When a client purchases land we are oftentimes asked the basic, but very important question, of what, if any, water rights accompany the transfer. It is very common in a land transaction to include only very straightforward information in the purchase contract: a description of the land, the purchase price, details regarding closing, associated costs, and perhaps a reference to title insurance. Most deeds also only contain a description of the land as well. In the event water rights are associated with the land, those water rights may be ignored in the transaction and the contract will be silent on that important issue. Thus, clients ask us in this scenario what water rights are inherent in the transfer. This question also comes up frequently in a probate context.

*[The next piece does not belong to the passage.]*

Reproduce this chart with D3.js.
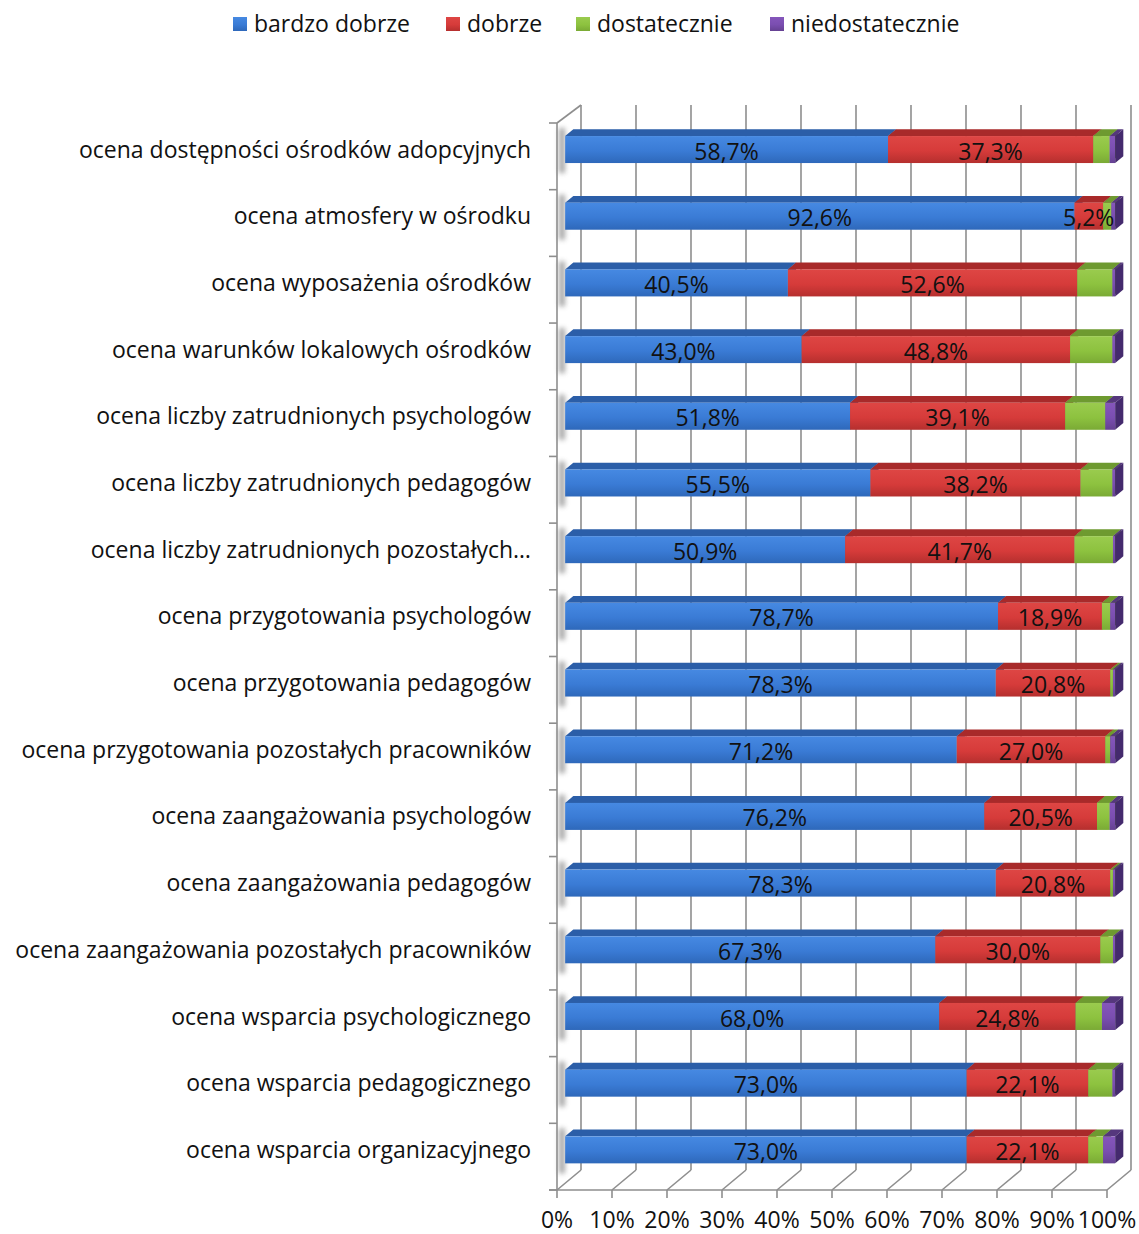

There are a variety of ways to track down water rights. Surprisingly, there are actually several online tools that are quite useful in obtaining the basics on a water right. With these tools, you can actually see water rights associated with a given parcel of land and actually discover the number associated with a water right. Once an assigned number is determined, one can then learn basic attributes of the water right including the priority date, the location of the point of diversion, the authorized rate and quantity, and the associated place of use. This is a vital first step in learning about a water right.
However, these online tools are not foolproof and only provide basic information. The online information may not have been recently updated and only reveals a “surface level” picture of the water right. To obtain more information, the next step should be to complete an open records request to track down the complete water right files. Once this information is obtained, the practitioner can examine items such as the original certificate of appropriation and any important changes made to the water right. Oftentimes, there are details about a water right than can only be discovered after conducting a thorough review of the full water right files.
Additionally, there may be information that can be gleaned from an actual title search. It is possible that a previous owner of land sought to sever the water right from the land and only filed something with the office of the local register of deeds. In other words, proof that the water right is no longer intact may not have been properly submitted to the Kansas Division of Water Resources (DWR).
Finally, a diligent practitioner may want to visit with members of various agencies that govern the water rights. For example, if a local groundwater management district is involved, it is very useful to contact an employee of the district about a water right. We have also found the staff of DWR to be quite helpful and knowledgeable.
With these important steps, one can properly learn what water rights are actually associated with a land transfer. However, because this can become very technical in nature, it can be beneficial to contact a qualified professional to help with this analysis.